Some providers have said that Texas clinics are now in danger of closing while neighboring states struggle to keep up with a surge of patients who must drive hundreds of miles. Other women, they say, are being forced to carry pregnancies to term.

Other states, mostly in the South, have passed similar laws that ban abortion within the early weeks of pregnancy, all of which judges have blocked.

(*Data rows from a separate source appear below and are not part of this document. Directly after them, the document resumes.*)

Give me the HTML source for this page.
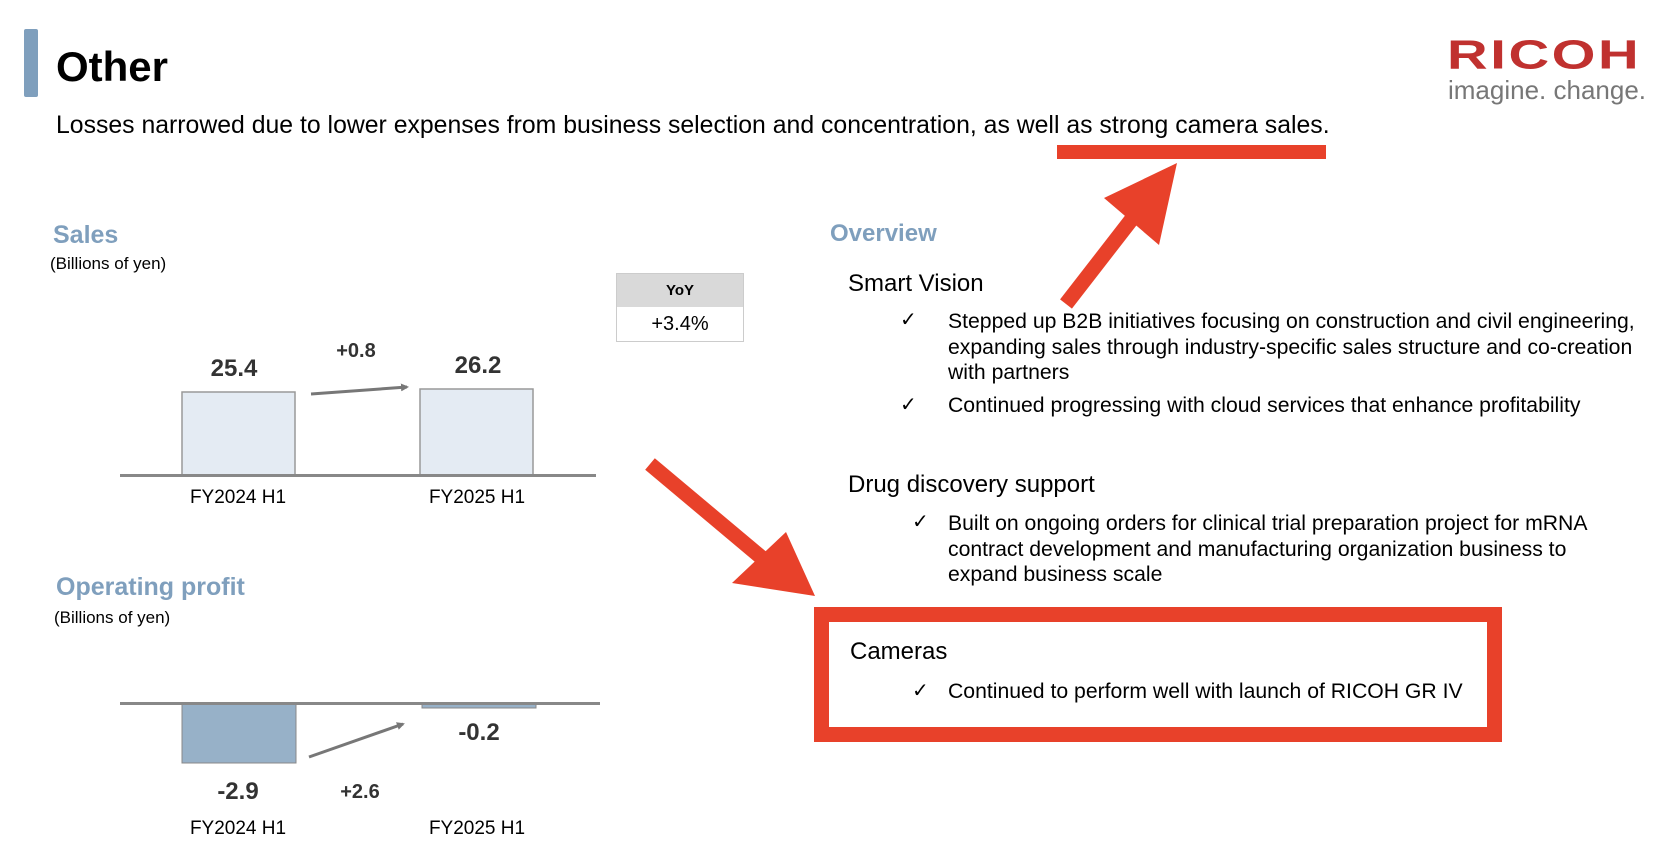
<!DOCTYPE html>
<html><head><meta charset="utf-8"><style>
body{margin:0;width:1672px;height:862px;background:#fff;position:relative;overflow:hidden;font-family:"Liberation Sans",sans-serif;}
.t{position:absolute;white-space:nowrap;line-height:1;}
</style></head><body>
<div style="position:absolute;left:24px;top:29px;width:14px;height:68px;background:#7f9fbd;border-radius:2px"></div>
<div class="t" style="left:56px;top:46px;font-size:42px;font-weight:bold;color:#000">Other</div>
<div class="t" style="left:56px;top:114px;font-size:24.8px;color:#000">Losses narrowed due to lower expenses from business selection and concentration, as well as strong camera sales.</div>
<div class="t" style="left:1447px;top:35px;font-size:44px;font-weight:bold;color:#c0312f;letter-spacing:2px;transform:scale(1.28,0.93);transform-origin:top left">RICOH</div>
<div class="t" style="left:1448px;top:77px;font-size:26px;color:#777">imagine. change.</div>

<div class="t" style="left:53px;top:223px;font-size:25px;font-weight:bold;color:#7f9fbd">Sales</div>
<div class="t" style="left:50px;top:255px;font-size:17px;color:#000">(Billions of yen)</div>
<div style="position:absolute;left:616px;top:273px;width:128px;height:69px;border:1px solid #ccc;box-sizing:border-box">
<div style="height:33px;background:#d9d9d9;text-align:center;font-size:15px;font-weight:bold;line-height:33px">YoY</div>
<div style="text-align:center;font-size:20px;line-height:34px">+3.4%</div></div>

<div class="t" style="left:56px;top:575px;font-size:25px;font-weight:bold;color:#7f9fbd">Operating profit</div>
<div class="t" style="left:54px;top:609px;font-size:17px;color:#000">(Billions of yen)</div>

<svg width="1672" height="862" style="position:absolute;left:0;top:0">
<defs><marker id="g" markerWidth="8" markerHeight="8" refX="6" refY="4" orient="auto" markerUnits="userSpaceOnUse"><path d="M0,0 L8,4 L0,8 z" fill="#777"/></marker></defs>
<rect x="182" y="392" width="113" height="83" fill="#e4ebf3" stroke="#999" stroke-width="1.5"/>
<rect x="420" y="389" width="113" height="86" fill="#e4ebf3" stroke="#999" stroke-width="1.5"/>
<line x1="120" y1="475.5" x2="596" y2="475.5" stroke="#888" stroke-width="3"/>
<line x1="311" y1="394" x2="407" y2="387" stroke="#777" stroke-width="3" marker-end="url(#g)"/>
<rect x="182" y="704" width="114" height="59" fill="#97b1c8" stroke="#888" stroke-width="1"/>
<rect x="422" y="704" width="114" height="4" fill="#97b1c8" stroke="#888" stroke-width="1"/>
<line x1="120" y1="703.5" x2="600" y2="703.5" stroke="#888" stroke-width="3"/>
<line x1="309" y1="757" x2="403" y2="724" stroke="#777" stroke-width="3" marker-end="url(#g)"/>
<g font-family="Liberation Sans,sans-serif" text-anchor="middle">
<text x="234" y="376" font-size="24" font-weight="bold" fill="#333">25.4</text>
<text x="478" y="373" font-size="24" font-weight="bold" fill="#333">26.2</text>
<text x="356" y="357" font-size="20" font-weight="bold" fill="#333">+0.8</text>
<text x="238" y="503" font-size="19" fill="#000">FY2024 H1</text>
<text x="477" y="503" font-size="19" fill="#000">FY2025 H1</text>
<text x="238" y="799" font-size="24" font-weight="bold" fill="#333">-2.9</text>
<text x="360" y="798" font-size="20" font-weight="bold" fill="#333">+2.6</text>
<text x="479" y="740" font-size="24" font-weight="bold" fill="#333">-0.2</text>
<text x="238" y="834" font-size="19" fill="#000">FY2024 H1</text>
<text x="477" y="834" font-size="19" fill="#000">FY2025 H1</text>
</g>
<rect x="1057" y="145" width="269" height="14" fill="#e8412a"/>
<line x1="1066" y1="304" x2="1135" y2="215" stroke="#e8412a" stroke-width="15"/>
<polygon points="1177,163 1104,198 1159,245" fill="#e8412a"/>
<line x1="650" y1="464" x2="768" y2="563" stroke="#e8412a" stroke-width="15"/>
<polygon points="815,596 732,583 786,532" fill="#e8412a"/>
<rect x="821.5" y="614.5" width="673" height="120" fill="none" stroke="#e8412a" stroke-width="15"/>
</svg>

<div class="t" style="left:830px;top:222px;font-size:24px;font-weight:bold;color:#7f9fbd">Overview</div>
<div class="t" style="left:848px;top:272px;font-size:24px">Smart Vision</div>
<div class="t" style="left:900px;top:310px;font-size:20px">✓</div>
<div style="position:absolute;left:948px;top:309px;font-size:21.2px;line-height:25.5px;width:720px">Stepped up B2B initiatives focusing on construction and civil engineering,<br>expanding sales through industry-specific sales structure and co-creation<br>with partners</div>
<div class="t" style="left:900px;top:395px;font-size:20px">✓</div>
<div class="t" style="left:948px;top:395px;font-size:21.2px">Continued progressing with cloud services that enhance profitability</div>
<div class="t" style="left:848px;top:473px;font-size:24px">Drug discovery support</div>
<div class="t" style="left:912px;top:512px;font-size:20px">✓</div>
<div style="position:absolute;left:948px;top:511px;font-size:21.2px;line-height:25.5px;width:720px">Built on ongoing orders for clinical trial preparation project for mRNA<br>contract development and manufacturing organization business to<br>expand business scale</div>
<div class="t" style="left:850px;top:640px;font-size:24px">Cameras</div>
<div class="t" style="left:912px;top:681px;font-size:20px">✓</div>
<div class="t" style="left:948px;top:681px;font-size:21.2px">Continued to perform well with launch of RICOH GR IV</div>
</body></html>
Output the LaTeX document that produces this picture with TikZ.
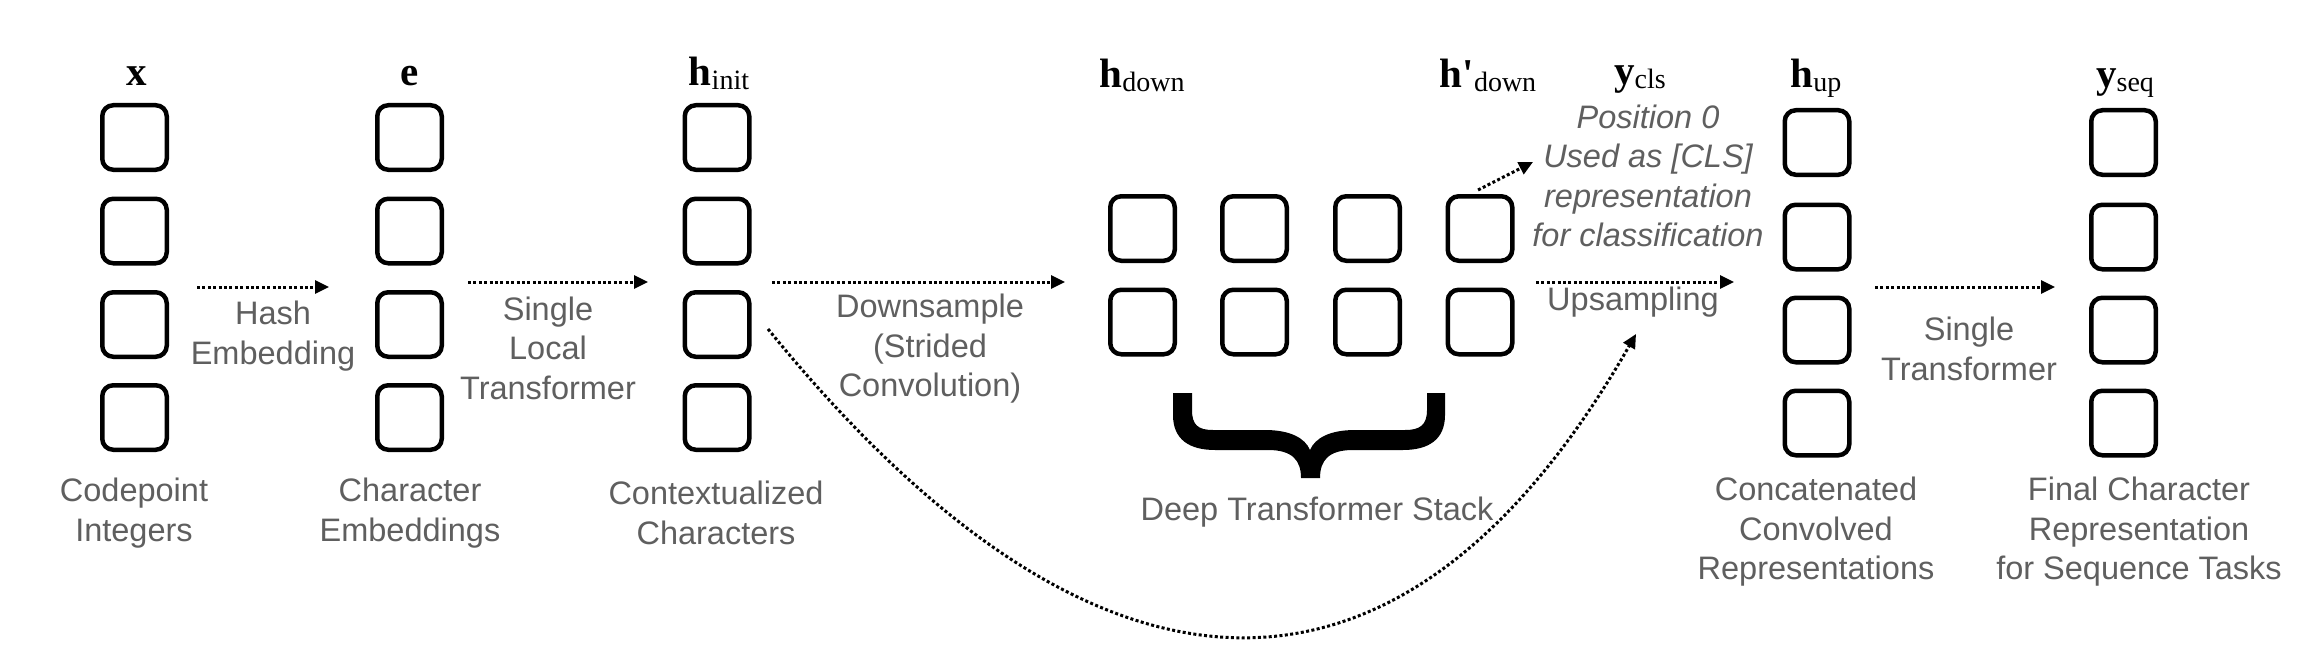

But Texas’s version has so far outmaneuvered the courts because it leaves enforcement to private citizens to file suits, not prosecutors, which critics say amounts to a bounty.

An anti-abortion activist prays near the Supreme Court on October 4, 2021 in Washington, DC (Kevin Dietsch / Getty Images via AFP)

“This is not some kind of vigilante scheme,” said Will Thompson, defending the law for the Texas Attorney General’s Office. “This is a scheme that uses the normal, lawful process of justice in Texas.”

The Texas law is just one that has set up the biggest test of abortion rights in the US in decades, and it is part of a broader push by Republicans nationwide to impose new restrictions on abortion.

On Monday, the US Supreme Court began a new term, which in December will include arguments in Mississippi’s bid to overturn 1973’s landmark Roe v. Wade decision guaranteeing a woman’s right to an abortion.

Last month, the court did not rule on the constitutionality of the Texas law in allowing it to remain in place. But abortion providers took that 5-4 vote as an ominous sign about where the court might be heading on abortion after its conservative majority was fortified with three appointees of former President Donald Trump.

Ahead of the new Supreme Court term, Planned Parenthood on Friday released a report saying that if Roe v. Wade were overturned, 26 states are primed to ban abortion. This year alone, nearly 600 abortion restrictions have been introduced in statehouses nationwide, with more than 90 becoming law, according to Planned Parenthood.

Texas officials argued in court filings that even if the law were put on hold temporarily, providers could still face the threat of litigation over violations that might occur in the time between a permanent ruling.

At least one Texas abortion provider has admitted to violating the law and been sued — but not by abortion opponents. Former attorneys in Illinois and Arkansas say they sued a San Antonio doctor in hopes of getting a judge who would invalidate the law.